* [SHORT EXERCISE] Your output must be the lines below from the line containing "Clone this chart in matplotlib." to the line containing "ax = fig.add_axes([10/646, 111/521, 630/646, 370/521])", both lines included, reproduced exactly and without pictures.

* [Extracted records]
>> begin
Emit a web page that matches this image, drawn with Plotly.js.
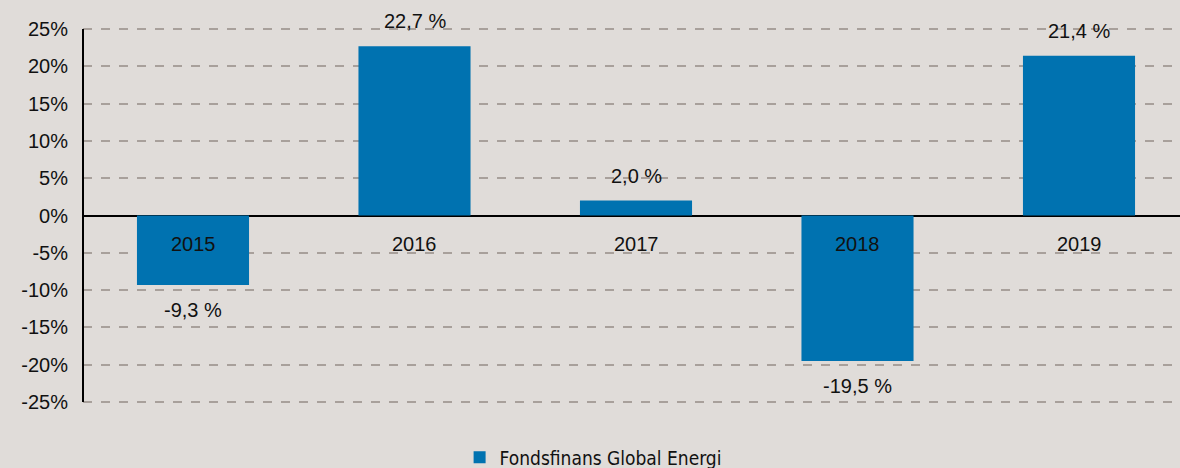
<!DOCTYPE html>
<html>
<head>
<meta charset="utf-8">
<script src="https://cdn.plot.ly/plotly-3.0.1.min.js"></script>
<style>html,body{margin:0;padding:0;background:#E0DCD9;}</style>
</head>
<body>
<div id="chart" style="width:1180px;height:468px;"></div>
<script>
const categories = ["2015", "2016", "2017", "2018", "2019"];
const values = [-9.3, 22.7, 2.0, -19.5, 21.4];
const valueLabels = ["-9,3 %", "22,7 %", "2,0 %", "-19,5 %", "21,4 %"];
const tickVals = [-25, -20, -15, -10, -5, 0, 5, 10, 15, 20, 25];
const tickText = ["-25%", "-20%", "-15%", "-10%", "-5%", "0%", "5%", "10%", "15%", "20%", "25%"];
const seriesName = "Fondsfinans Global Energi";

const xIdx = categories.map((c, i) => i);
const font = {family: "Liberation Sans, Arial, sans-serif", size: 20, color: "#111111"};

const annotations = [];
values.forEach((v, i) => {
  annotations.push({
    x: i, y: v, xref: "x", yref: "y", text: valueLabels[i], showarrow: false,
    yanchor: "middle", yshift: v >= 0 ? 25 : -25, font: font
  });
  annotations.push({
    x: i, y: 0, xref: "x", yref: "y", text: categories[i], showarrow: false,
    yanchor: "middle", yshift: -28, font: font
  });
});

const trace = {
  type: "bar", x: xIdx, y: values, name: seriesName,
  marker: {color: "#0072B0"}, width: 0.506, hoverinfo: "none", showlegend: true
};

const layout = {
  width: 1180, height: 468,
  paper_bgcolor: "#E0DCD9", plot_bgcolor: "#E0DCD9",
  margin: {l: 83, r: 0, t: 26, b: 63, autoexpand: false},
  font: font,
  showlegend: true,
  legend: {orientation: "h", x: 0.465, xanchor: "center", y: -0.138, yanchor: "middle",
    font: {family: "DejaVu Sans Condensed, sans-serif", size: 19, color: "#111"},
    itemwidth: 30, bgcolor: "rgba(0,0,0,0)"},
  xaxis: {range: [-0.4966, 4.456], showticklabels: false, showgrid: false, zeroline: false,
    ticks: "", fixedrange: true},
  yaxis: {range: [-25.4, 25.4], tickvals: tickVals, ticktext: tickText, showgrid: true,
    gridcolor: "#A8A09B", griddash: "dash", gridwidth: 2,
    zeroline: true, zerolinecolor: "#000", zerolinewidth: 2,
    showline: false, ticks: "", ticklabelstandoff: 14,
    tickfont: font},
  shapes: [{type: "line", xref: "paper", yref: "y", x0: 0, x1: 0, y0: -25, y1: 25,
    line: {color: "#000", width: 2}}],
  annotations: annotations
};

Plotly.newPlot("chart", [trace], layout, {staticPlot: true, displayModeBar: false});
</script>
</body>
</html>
>> end
>> begin
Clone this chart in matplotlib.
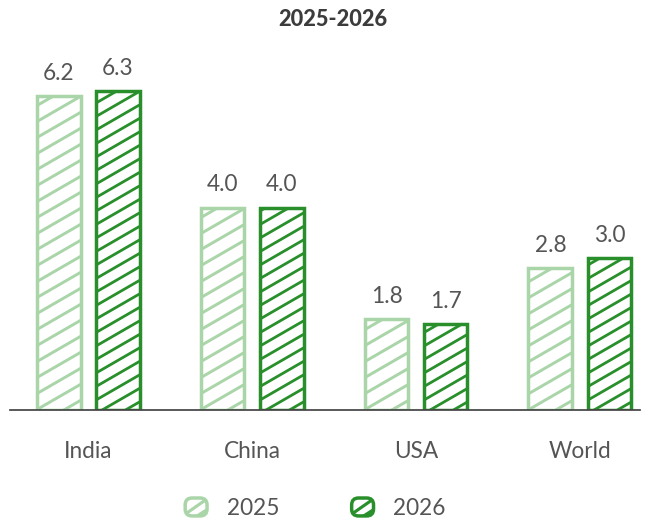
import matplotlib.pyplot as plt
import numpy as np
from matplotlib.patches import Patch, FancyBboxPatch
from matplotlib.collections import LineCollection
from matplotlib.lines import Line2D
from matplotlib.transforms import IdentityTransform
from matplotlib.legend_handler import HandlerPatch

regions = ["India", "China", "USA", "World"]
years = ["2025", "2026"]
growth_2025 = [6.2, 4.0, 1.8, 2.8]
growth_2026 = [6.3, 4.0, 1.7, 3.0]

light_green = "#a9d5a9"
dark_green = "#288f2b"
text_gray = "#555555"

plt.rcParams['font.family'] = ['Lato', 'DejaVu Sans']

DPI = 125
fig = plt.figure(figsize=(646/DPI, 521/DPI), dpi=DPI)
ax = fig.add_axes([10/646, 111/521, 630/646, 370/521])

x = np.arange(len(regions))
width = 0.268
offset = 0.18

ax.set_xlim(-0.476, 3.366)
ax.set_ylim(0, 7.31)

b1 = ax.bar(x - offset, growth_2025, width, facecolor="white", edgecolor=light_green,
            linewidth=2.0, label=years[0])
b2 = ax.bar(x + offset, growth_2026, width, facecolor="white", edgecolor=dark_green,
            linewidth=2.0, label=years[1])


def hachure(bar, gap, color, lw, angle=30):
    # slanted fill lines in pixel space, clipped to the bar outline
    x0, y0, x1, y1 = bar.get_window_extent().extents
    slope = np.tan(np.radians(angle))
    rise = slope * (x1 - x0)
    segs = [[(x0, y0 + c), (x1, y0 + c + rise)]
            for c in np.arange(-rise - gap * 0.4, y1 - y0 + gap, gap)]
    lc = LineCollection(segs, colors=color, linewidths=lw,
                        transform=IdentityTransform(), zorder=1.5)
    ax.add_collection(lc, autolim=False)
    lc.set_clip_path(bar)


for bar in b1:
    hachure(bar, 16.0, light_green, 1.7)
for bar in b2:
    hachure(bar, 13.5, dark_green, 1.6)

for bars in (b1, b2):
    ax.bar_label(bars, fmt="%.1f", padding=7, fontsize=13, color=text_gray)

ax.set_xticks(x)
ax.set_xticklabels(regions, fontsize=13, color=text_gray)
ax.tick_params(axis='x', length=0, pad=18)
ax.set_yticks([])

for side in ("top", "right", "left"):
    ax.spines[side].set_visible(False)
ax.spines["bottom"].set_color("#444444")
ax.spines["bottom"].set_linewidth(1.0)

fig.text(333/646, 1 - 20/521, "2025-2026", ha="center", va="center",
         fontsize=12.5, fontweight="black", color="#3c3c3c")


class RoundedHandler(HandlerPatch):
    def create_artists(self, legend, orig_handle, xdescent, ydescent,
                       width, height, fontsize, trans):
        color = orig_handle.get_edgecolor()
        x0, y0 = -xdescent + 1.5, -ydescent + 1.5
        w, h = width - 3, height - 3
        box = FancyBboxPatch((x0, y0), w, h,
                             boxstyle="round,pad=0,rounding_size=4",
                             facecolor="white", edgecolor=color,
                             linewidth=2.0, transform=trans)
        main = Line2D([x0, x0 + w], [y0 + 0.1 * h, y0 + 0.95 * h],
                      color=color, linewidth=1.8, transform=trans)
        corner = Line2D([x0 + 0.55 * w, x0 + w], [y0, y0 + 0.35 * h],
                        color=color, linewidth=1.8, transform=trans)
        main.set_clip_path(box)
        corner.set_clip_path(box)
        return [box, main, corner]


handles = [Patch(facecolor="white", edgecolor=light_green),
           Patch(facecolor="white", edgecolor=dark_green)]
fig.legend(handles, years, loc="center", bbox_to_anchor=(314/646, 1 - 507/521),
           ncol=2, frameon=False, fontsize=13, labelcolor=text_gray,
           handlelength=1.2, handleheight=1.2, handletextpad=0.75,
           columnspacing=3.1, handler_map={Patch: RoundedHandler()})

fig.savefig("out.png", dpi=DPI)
>> end
>> begin
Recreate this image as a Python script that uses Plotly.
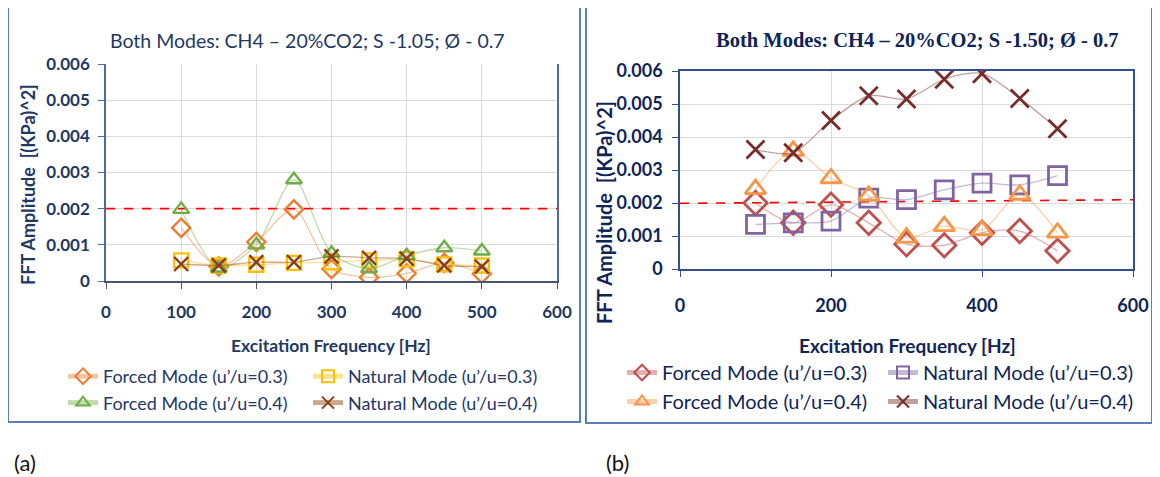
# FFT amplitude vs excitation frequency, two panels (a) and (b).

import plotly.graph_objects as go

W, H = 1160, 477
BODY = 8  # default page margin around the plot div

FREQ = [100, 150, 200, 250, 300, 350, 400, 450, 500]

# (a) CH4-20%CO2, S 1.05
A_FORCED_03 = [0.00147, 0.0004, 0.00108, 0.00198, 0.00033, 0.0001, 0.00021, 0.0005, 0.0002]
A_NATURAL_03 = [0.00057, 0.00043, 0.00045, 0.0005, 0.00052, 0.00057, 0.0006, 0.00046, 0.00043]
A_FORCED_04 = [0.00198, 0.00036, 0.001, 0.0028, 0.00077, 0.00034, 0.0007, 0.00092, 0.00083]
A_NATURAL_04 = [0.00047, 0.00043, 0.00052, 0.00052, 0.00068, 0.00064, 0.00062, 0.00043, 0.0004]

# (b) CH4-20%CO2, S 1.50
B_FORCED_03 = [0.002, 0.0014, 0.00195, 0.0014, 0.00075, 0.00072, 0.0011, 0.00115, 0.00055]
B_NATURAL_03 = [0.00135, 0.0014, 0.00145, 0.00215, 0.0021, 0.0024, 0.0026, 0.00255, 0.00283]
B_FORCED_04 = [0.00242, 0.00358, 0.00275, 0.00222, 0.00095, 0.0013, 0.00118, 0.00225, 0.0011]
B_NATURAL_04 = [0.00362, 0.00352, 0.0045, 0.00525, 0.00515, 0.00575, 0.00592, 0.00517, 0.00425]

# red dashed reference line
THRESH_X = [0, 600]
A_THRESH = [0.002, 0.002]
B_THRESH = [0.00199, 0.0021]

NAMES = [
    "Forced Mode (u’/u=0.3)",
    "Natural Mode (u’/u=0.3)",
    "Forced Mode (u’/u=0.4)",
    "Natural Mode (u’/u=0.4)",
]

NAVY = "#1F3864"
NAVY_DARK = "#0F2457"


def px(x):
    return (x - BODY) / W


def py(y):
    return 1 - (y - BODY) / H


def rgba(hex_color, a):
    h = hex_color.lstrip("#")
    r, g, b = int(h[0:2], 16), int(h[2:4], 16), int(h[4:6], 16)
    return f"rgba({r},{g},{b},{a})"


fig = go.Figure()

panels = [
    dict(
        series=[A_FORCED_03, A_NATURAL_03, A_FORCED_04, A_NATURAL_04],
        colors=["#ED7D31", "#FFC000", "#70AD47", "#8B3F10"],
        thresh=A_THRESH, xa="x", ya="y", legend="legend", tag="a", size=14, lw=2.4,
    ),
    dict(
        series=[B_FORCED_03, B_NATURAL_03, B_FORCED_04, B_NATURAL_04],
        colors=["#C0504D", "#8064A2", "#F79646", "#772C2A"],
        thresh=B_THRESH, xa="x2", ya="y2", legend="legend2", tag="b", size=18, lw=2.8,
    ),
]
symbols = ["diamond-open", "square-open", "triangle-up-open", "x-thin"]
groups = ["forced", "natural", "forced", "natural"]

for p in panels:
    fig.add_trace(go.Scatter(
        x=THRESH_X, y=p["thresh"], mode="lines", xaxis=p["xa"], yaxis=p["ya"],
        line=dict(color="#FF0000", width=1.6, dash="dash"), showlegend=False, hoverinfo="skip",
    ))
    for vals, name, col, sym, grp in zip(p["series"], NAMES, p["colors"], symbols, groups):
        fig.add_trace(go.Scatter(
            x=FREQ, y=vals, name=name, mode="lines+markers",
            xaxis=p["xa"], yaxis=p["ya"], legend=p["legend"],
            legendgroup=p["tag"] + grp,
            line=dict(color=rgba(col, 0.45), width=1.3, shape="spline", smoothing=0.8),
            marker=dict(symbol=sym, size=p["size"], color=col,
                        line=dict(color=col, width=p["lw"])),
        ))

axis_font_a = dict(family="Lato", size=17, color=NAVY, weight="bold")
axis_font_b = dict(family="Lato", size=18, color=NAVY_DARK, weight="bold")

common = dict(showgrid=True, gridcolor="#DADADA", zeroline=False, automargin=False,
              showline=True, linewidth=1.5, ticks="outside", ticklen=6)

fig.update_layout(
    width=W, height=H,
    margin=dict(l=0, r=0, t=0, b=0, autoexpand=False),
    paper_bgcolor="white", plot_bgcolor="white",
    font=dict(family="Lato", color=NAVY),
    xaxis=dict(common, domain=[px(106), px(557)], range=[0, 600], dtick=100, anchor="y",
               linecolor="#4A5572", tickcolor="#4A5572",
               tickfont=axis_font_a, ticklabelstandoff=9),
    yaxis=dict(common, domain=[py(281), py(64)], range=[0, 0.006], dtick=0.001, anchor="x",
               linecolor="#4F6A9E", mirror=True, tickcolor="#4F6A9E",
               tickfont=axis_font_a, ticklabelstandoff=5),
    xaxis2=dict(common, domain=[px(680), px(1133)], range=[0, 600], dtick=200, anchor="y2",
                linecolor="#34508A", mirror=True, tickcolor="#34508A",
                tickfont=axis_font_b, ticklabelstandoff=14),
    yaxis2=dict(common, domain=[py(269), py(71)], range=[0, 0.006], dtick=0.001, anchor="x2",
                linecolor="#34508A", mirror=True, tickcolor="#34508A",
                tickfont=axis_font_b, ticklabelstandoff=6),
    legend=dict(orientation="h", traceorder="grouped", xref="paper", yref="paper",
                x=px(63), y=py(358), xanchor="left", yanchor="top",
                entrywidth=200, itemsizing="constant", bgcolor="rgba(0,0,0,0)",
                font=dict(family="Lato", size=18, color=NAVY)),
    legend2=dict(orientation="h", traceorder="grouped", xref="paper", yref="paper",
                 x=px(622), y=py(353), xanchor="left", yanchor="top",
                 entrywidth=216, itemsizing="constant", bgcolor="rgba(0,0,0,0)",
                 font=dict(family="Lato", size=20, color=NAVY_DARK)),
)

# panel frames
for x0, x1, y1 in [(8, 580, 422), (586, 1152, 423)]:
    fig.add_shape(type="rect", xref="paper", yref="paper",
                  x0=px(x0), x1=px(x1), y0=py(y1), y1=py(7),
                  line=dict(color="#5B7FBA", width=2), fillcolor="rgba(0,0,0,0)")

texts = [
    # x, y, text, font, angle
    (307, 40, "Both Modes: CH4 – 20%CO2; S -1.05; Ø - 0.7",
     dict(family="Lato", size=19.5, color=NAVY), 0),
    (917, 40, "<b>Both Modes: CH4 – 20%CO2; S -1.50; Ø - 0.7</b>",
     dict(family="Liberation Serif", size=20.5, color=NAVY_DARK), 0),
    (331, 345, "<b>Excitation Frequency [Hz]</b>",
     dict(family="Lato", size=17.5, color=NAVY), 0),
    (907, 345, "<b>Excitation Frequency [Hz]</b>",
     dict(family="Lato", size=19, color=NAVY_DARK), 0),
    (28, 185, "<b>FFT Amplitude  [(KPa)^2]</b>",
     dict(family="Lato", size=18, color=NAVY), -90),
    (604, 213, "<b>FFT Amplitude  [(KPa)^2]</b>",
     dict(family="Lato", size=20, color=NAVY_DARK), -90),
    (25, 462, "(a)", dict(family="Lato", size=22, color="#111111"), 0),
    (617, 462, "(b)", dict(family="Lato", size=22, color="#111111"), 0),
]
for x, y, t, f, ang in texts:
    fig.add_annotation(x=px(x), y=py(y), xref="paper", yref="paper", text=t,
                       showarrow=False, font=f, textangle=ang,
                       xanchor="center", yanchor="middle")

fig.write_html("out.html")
>> end
* [FINISHED TASK]
Clone this chart in matplotlib.
import matplotlib.pyplot as plt
import numpy as np
from matplotlib.patches import Patch, FancyBboxPatch
from matplotlib.collections import LineCollection
from matplotlib.lines import Line2D
from matplotlib.transforms import IdentityTransform
from matplotlib.legend_handler import HandlerPatch

regions = ["India", "China", "USA", "World"]
years = ["2025", "2026"]
growth_2025 = [6.2, 4.0, 1.8, 2.8]
growth_2026 = [6.3, 4.0, 1.7, 3.0]

light_green = "#a9d5a9"
dark_green = "#288f2b"
text_gray = "#555555"

plt.rcParams['font.family'] = ['Lato', 'DejaVu Sans']

DPI = 125
fig = plt.figure(figsize=(646/DPI, 521/DPI), dpi=DPI)
ax = fig.add_axes([10/646, 111/521, 630/646, 370/521])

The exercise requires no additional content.